If the pair had turned Columbia into a profitable studio, Sony's outlandish expenditures might have been justifiable. Instead, the pair went spending spree: renovating the studio's lot, redecorating offices, spending hundreds of thousands of dollars on antique furniture, throwing expensive birthday parties and buying Lear jets. Peter's and Guber's true love seemed to have been interior design and landscaping rather than producing movies, based on the gusto with which they threw themselves into these projects. Peters did start buying up overpriced scripts by the handful and Guber threw down obscene amounts of cash to sign up Francis Ford Coppola, Laura Ziskin, Tim Burton, Penny Marshall, and (in a seven movie deal supposedly worth $100 million) James Brooks. The theory was that Columbia had to spend a lot of money to procure the biggest and best talents. Huge profits would then follow.
|Brooks' first Columbia picture, I'll Do Anything, lost the studio $40 million.|
If all these expenditures resulted in a string of Batman-sized hits, then the financial risks Peters & Guber were taking might have paid off. As it turned out, Peters outrageous behavior led to his firing in 1991. He had not produced a single movie in his two years at Columbia (He focused a great deal of energy on a Quixotic attempt to make an action movie starring Michael Jackson.) Guber carried on spending money as Columbia's movie budgets spiraled higher and higher. Some expensive flops were produced: Radio Flyer, Hudson Hawk, Return to the Blue Lagoon, Double Impact, etc. There were some movies that turned a nice profit, My Girl, Boyz in the Hood, Groundhog Day and others. If you look at the list of Columbia Pictures movies from this time period, you'd think a lot of huge hits were produced. However, many of those movies were actually produced by independent production companies and merely distributed by Columbia. For example: Castle Rock (City Slickers, Misery, A Few Good Men, In the Line of Fire) and Carolco (Terminator 2, Basic Instinct, Total Recall, Cliffhanger.) Columbia received a much smaller slice of the profits on these, compared to its internally financed films. Despite Columbia's losses, Guber assured everyone that several surefire megahits were in production which would fill the coffers when released. Hudson Hawk was one these, followed by Warren Beatty's Bugsy. Both suffered from huge budgets: $1 million was spent to produce promotional photos alone for Bugsy. Until recently, I was not even aware of Bugsy's status as huge flop. It got a few Oscar nominations and Wikipedia states it "did well at the box office." In fact, everyone in Hollywood knew after Bugsy's limp opening weekend that Sony was going to take a beating on this movie. Sony ended up losing around $30 million.

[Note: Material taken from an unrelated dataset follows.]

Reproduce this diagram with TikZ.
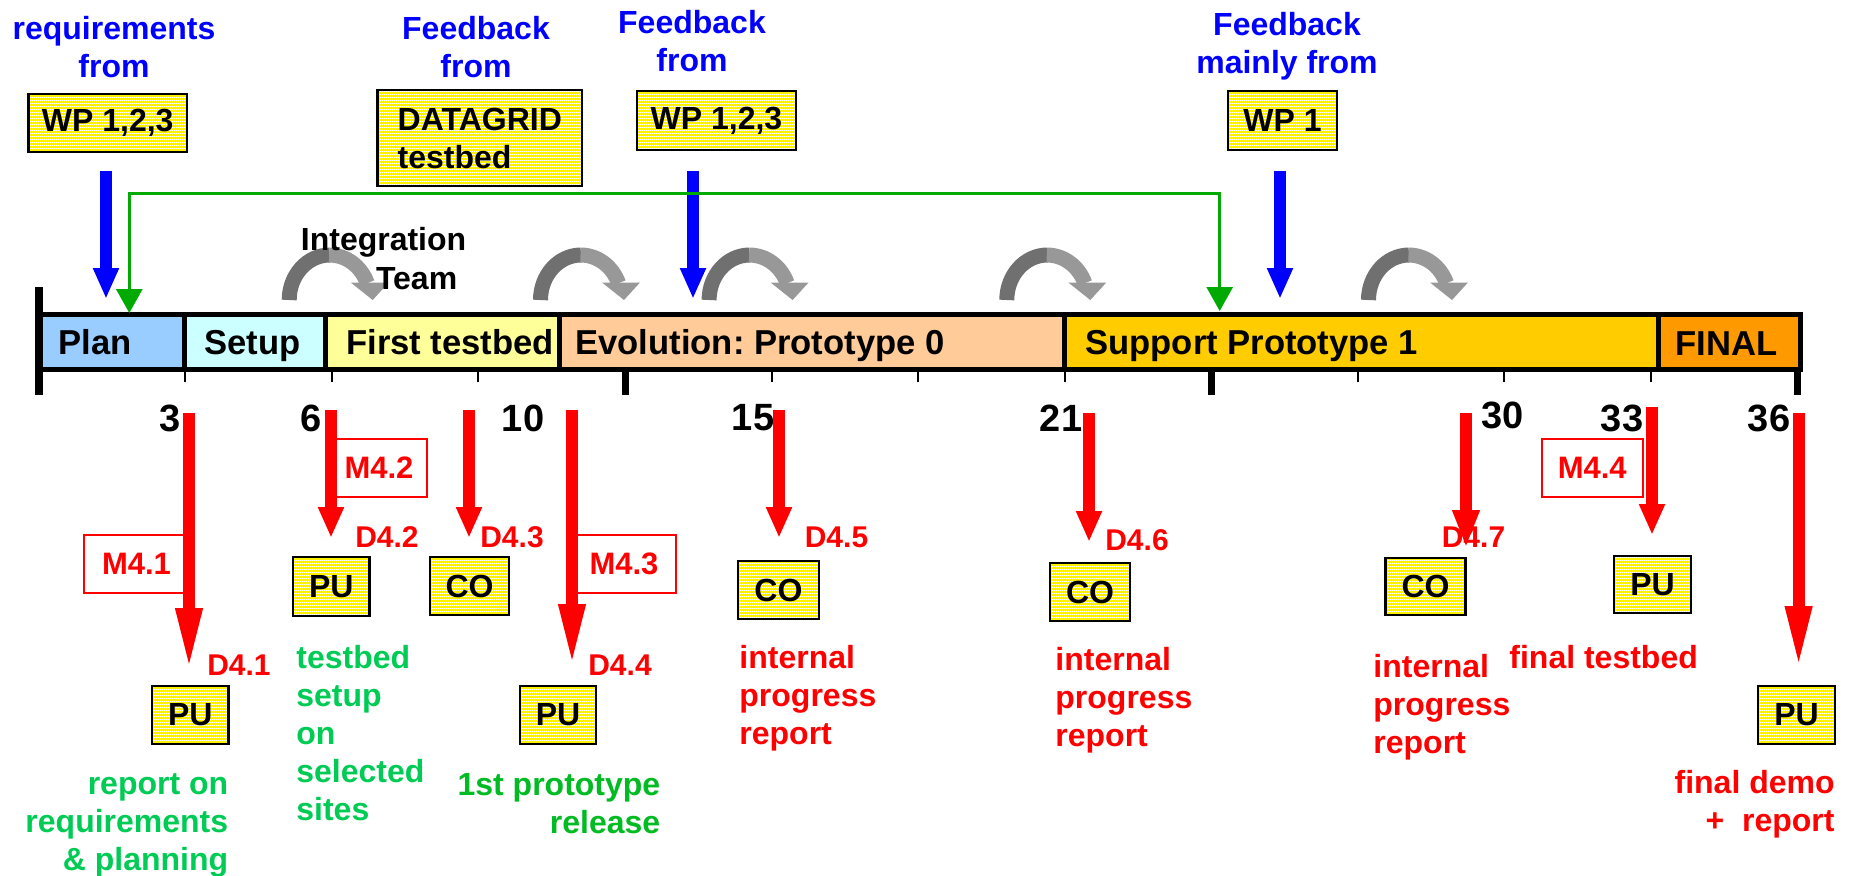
\documentclass[tikz,border=0pt]{standalone}
\usepackage{fontspec}
\setmainfont{Liberation Sans}
\usetikzlibrary{arrows.meta,patterns}
\pgfdeclarepatternformonly{ystripes}{\pgfqpoint{0pt}{0pt}}{\pgfqpoint{1pt}{1.5pt}}{\pgfqpoint{1pt}{1.5pt}}{\pgfpathrectangle{\pgfqpoint{-0.1pt}{0pt}}{\pgfqpoint{1.2pt}{0.65pt}}\pgfusepath{fill}}
\definecolor{cplan}{HTML}{99CCFF}
\definecolor{csetup}{HTML}{CCFFFF}
\definecolor{cfirst}{HTML}{FFFF99}
\definecolor{cevo}{HTML}{FFCC99}
\definecolor{csupp}{HTML}{FFCC00}
\definecolor{cfinal}{HTML}{FF9900}
\definecolor{cblue}{HTML}{0000FF}
\definecolor{cred}{HTML}{FF0000}
\definecolor{cgreenA}{HTML}{00CC55}
\definecolor{cgreenB}{HTML}{00BB22}
\definecolor{cgline}{HTML}{00AA00}
\definecolor{cgdark}{HTML}{707070}
\definecolor{cglight}{HTML}{989898}
\tikzset{
  txt/.style={inner sep=0pt, font=\fontsize{16}{19}\selectfont\bfseries},
  bluetxt/.style={txt, text=cblue, align=center, anchor=base},
  num/.style={inner sep=0pt, font=\fontsize{19}{22}\selectfont\bfseries},
  dlab/.style={inner sep=0pt, text=cred, font=\fontsize{15}{18}\selectfont\bfseries},
  mbox/.style={draw=cred, line width=1pt, inner sep=0pt, text=cred, font=\fontsize{15.5}{18}\selectfont\bfseries},
  seglab/.style={inner sep=0pt, font=\fontsize{17.3}{20}\selectfont\bfseries, anchor=base west},
  ybox/.style={draw=black, line width=1.2pt, preaction={fill=yellow}, pattern=ystripes, pattern color=white, inner sep=0pt, font=\fontsize{16}{19}\selectfont\bfseries},
  seg/.style={draw=black, line width=2.5pt},
  redarr/.style={draw=cred, line width=6pt, -{Triangle[length=15.5pt,width=12pt]}},
  redlong/.style={draw=cred, line width=6pt, -{Triangle[length=32pt,width=12pt]}},
  bluearr/.style={draw=cblue, line width=6.3pt, -{Triangle[length=15.5pt,width=12pt]}},
  greenarr/.style={draw=cgline, line width=1.5pt, {Triangle[length=12pt,width=13pt]}-{Triangle[length=12pt,width=13pt]}},
  gtxt/.style={txt, text=cgreenA},
  rtxt/.style={txt, text=cred},
  pics/grayarc/.style={code={
    \draw[cgdark, line width=7.5pt] (7.5,0) .. controls (7.5,-24.85) and (25.63,-45) .. (48,-45);
    \draw[cglight, line width=7.5pt] (47.5,-45) .. controls (64.5,-45) and (79.37,-33.87) .. (85.55,-16.86);
    \fill[cglight] (69,-17.5) -- (107,-17.5) -- (91,0) -- cycle;
  }}
}
\begin{document}
\begin{tikzpicture}[x=0.5pt,y=-0.5pt]
\useasboundingbox (0,0) rectangle (1852,875);
\fill[white] (0,0) rectangle (1852,875);

% top texts (base anchor = baseline of last line)
\node[bluetxt] (req) at (114,77.5) {requirements\\from};
\node[bluetxt] (fb1) at (476,77.5) {Feedback\\from};
\node[bluetxt] (fb2) at (692,71.5) {Feedback\\from};
\node[bluetxt] (fb3) at (1287,73.5) {Feedback\\mainly from};

% top boxes
\node[ybox, minimum width=79.25pt, minimum height=29pt] (wp1) at (107.75,123) {WP 1,2,3};
\node[ybox, minimum width=102.2pt, minimum height=48pt, align=left] (dg) at (479.8,138) {DATAGRID\\testbed};
\node[ybox, minimum width=79.5pt, minimum height=29.5pt] (wp2) at (716.5,120.5) {WP 1,2,3};
\node[ybox, minimum width=54.5pt, minimum height=29.5pt] (wp3) at (1282.5,120.5) {WP 1};

% gray curved arrows
\pic at (281.7,300) {grayarc};
\pic at (533,300) {grayarc};
\pic at (701.6,300) {grayarc};
\pic at (999.3,300) {grayarc};
\pic at (1361,300) {grayarc};

\node[txt, anchor=base west] (intA) at (300.5,250) {Integration};
\node[txt, anchor=base west] (intB) at (375.6,289) {Team};

% blue arrows
\coordinate (b1s) at (106,171); \coordinate (b1e) at (106,299);
\coordinate (b2s) at (693,171); \coordinate (b2e) at (693,299);
\coordinate (b3s) at (1280,171); \coordinate (b3e) at (1280,299);
\draw[bluearr] (b1s) -- (b1e);
\draw[bluearr] (b2s) -- (b2e);
\draw[bluearr] (b3s) -- (b3e);

% bar
\draw[seg, fill=cplan] (38.8,314.2) rectangle (184.7,369.2);
\draw[seg, fill=csetup] (184.7,314.2) rectangle (325.8,369.2);
\draw[seg, fill=cfirst] (325.8,314.2) rectangle (559.5,369.2);
\draw[seg, fill=cevo] (559.5,314.2) rectangle (1064,369.2);
\draw[seg, fill=csupp] (1064,314.2) rectangle (1658.7,369.2);
\draw[seg, fill=cfinal] (1658.7,314.2) rectangle (1800.5,369.2);
\draw[line width=3.85pt] (38.8,287) -- (38.8,395);
\foreach \m in {3,6,9,15,18,21,27,30,33} \draw[line width=1pt] ({38.8+48.853*\m},370) -- ({38.8+48.853*\m},382);
\foreach \m in {12,24,36} \draw[line width=3.5pt] ({38.8+48.853*\m},370) -- ({38.8+48.853*\m},395);

\node[seglab] (lplan) at (58,354) {Plan};
\node[seglab] (lsetup) at (204,354) {Setup};
\node[seglab] (lfirst) at (346,354) {First testbed};
\node[seglab] (levo) at (575,354) {Evolution:\ Prototype 0};
\node[seglab] (lsupp) at (1085,354) {Support Prototype 1};
\node[seglab] (lfinal) at (1675,355) {FINAL};

% green feedback line
\coordinate (gl) at (129.3,313);
\coordinate (gr) at (1219.7,311);
\draw[greenarr] (gl) -- ++(0,-120) -| (gr);

% numbers
\node[num] (n3) at (170.5,418) {3};
\node[num] (n6) at (311,418) {6};
\node[num] (n10) at (523,418) {10};
\node[num] (n15) at (753,418) {15};
\node[num] (n21) at (1061,418) {21};
\node[num] (n30) at (1502.5,415) {30};
\node[num] (n33) at (1622,418) {33};
\node[num] (n36) at (1769,418) {36};

% milestone boxes
\node[mbox, minimum width=52.5pt, minimum height=29pt] (m41) at (136.5,564) {M4.1};
\node[mbox, minimum width=48pt, minimum height=29pt] (m42) at (379,468) {M4.2};
\node[mbox, minimum width=52pt, minimum height=29pt] (m43) at (624,564) {M4.3};
\node[mbox, minimum width=50.25pt, minimum height=29pt] (m44) at (1592.25,468) {M4.4};

% red arrows
\coordinate (r1s) at (189,413); \coordinate (r1e) at (189,672);
\coordinate (r2s) at (331,410); \coordinate (r2e) at (331,538);
\coordinate (r3s) at (469,410); \coordinate (r3e) at (469,538);
\coordinate (r4s) at (572,410); \coordinate (r4e) at (572,668);
\coordinate (r5s) at (779,410); \coordinate (r5e) at (779,538);
\coordinate (r6s) at (1089,413); \coordinate (r6e) at (1089,542);
\coordinate (r7s) at (1466,413); \coordinate (r7e) at (1466,548);
\coordinate (r8s) at (1652,407); \coordinate (r8e) at (1652,535);
\coordinate (r9s) at (1798.6,413); \coordinate (r9e) at (1798.6,670);
\draw[redlong] (r1s) -- (r1e);
\draw[redarr] (r2s) -- (r2e);
\draw[redarr] (r3s) -- (r3e);
\draw[redlong] (r4s) -- (r4e);
\draw[redarr] (r5s) -- (r5e);
\draw[redarr] (r6s) -- (r6e);
\draw[redarr, -{Triangle[length=19pt,width=12.5pt]}] (r7s) -- (r7e);
\draw[redarr] (r8s) -- (r8e);
\draw[redlong] (r9s) -- (r9e);

% deliverable labels
\node[dlab] (d41) at (239,665) {D4.1};
\node[dlab] (d42) at (387,537) {D4.2};
\node[dlab] (d43) at (512,537) {D4.3};
\node[dlab] (d44) at (620,665) {D4.4};
\node[dlab] (d45) at (836.5,537) {D4.5};
\node[dlab] (d46) at (1137,540) {D4.6};
\node[dlab] (d47) at (1473.5,537) {D4.7};

% deliverable boxes
\node[ybox, minimum width=38.25pt, minimum height=29pt] (p1) at (190.25,715) {PU};
\node[ybox, minimum width=38.3pt, minimum height=29.5pt] (p2) at (331.3,586.5) {PU};
\node[ybox, minimum width=39.5pt, minimum height=29pt] (c3) at (469.5,586) {CO};
\node[ybox, minimum width=38pt, minimum height=29pt] (p4) at (558,715) {PU};
\node[ybox, minimum width=40.35pt, minimum height=29pt] (c5) at (778.4,590) {CO};
\node[ybox, minimum width=40pt, minimum height=29pt] (c6) at (1090,592) {CO};
\node[ybox, minimum width=40pt, minimum height=28.5pt] (c7) at (1425.5,586.5) {CO};
\node[ybox, minimum width=38.5pt, minimum height=28.5pt] (p8) at (1652.5,584.5) {PU};
\node[ybox, minimum width=38.5pt, minimum height=29pt] (p9) at (1796.5,715) {PU};

% descriptions (base anchor = baseline of last line)
\node[gtxt, align=right, anchor=base east] (t1) at (228.6,870) {report on\\requirements\\\& planning};
\node[gtxt, align=left, anchor=base west] (t2) at (296,820) {testbed\\setup\\on\\selected\\sites};
\node[txt, text=cgreenB, align=right, anchor=base east] (t4) at (660.7,833) {1st prototype\\release};
\node[rtxt, align=left, anchor=base west] (t5) at (739,744) {internal\\progress\\report};
\node[rtxt, align=left, anchor=base west] (t6) at (1055,746) {internal\\progress\\report};
\node[rtxt, align=left, anchor=base west] (t7) at (1373,753) {internal\\progress\\report};
\node[rtxt, anchor=base west] (t8) at (1509,668) {final testbed};
\node[rtxt, align=right, anchor=base east] (t9) at (1835,831) {final demo\\+\ \ report};
\end{tikzpicture}
\end{document}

The stuido's other big savior was supposed to be Steven Spielberg's Hook. Once again, an incredibly expensive film, but the E.T. sized profits it was expected to bring in would put Columbia into the black. In fact, Hook was a hit, but not a hit of Spielbergian proportions. It brought in around $25 million in profit, not even enough to make up for Bugsy's losses. Guber the planned to make up for all this with yet another sure-fire money maker when he signed up Arnold Schwarzenegger for The Last Action Hero. The budget was outrageous, but this was finally going to the one to right the Columbia ship. I think we all know what happened: Last Action Hero was simply not the Schwarzenegger movie people wanted to see. It had the misfortune to premier one week after Jurassic Park. Spielberg's movie brought in $50 million its opening weekend. Hero did only around $15 million. More flops followed such as Geronimo, a movie you've probably never heard of but which lost $40 million. In 1994 Sony finally announced that it was writing off a $3.2 billion loss due to its little Hollywood adventure.
|Columbia hoped Last Action Hero, which cost $100 million to produce, would make about $500 million at the box office. It only brought in $50 million.|
An odd tradition in the world of CEOs and VPs is that you can be richly rewarded when they fire you for doing your job poorly. A number of Columbia executives were handed fat wads of cash as they were shown the door. When Guber himself was inevitably fired, he was sent off in style. Aside from being entitled to funds from Sony's profit sharing pool, Sony forked over around $275 million to help Guber finance his new production company. This deal included a multimillion annual dollar salary for Guber, an office suite on Columbia's lot and the right to take over certain film projects from Columbia & Tristar at his discretion. Just when you think things couldn't get any more ridiculous, Guber actually arranged for Sony to buy his old house from him at around twice its market value! Mickey Schulhof, Guber's former boss at Sony, eulogized him as "a visionary."
|I'm not saying you should hate guys based solely on their appearance, but... just look at these douches.|
In retrospect, it's easy to see what the problems were. Sony paid way too much money for a pair of guys who weren't qualified for the job. Once on board, Peters and Gruber wasted Sony's money prodigiously. Guber hired a small army of executives, often with unclear responsibilities, including some relatives in purely decorative, yet high-paying, jobs. Confusion reigned at Columbia's offices and no one knew who was in charge of what. Guber often shirked when it came to decision making. Movies went dramatically over budget: Hook and Last Action Hero were among the most expensive movies ever made. A decent number of movies produced under Peters/Guber made money; the problem was Columbia spent too much money on average per picture to make any profit.
Sony's unfamiliarity with Hollywood and American business culture was part of their problem. Peters and Guber were totally mercenary in their actions. They went into the Sony deal with the goal of enriching themselves and enjoying themselves on Sony's dime, instead of making money for Sony. Eventually Sony brought it's movie division back around to profitability and is now a film-making juggernaut. For 5 years, however, they endured one of the most embarrassing debacles in Hollywood history.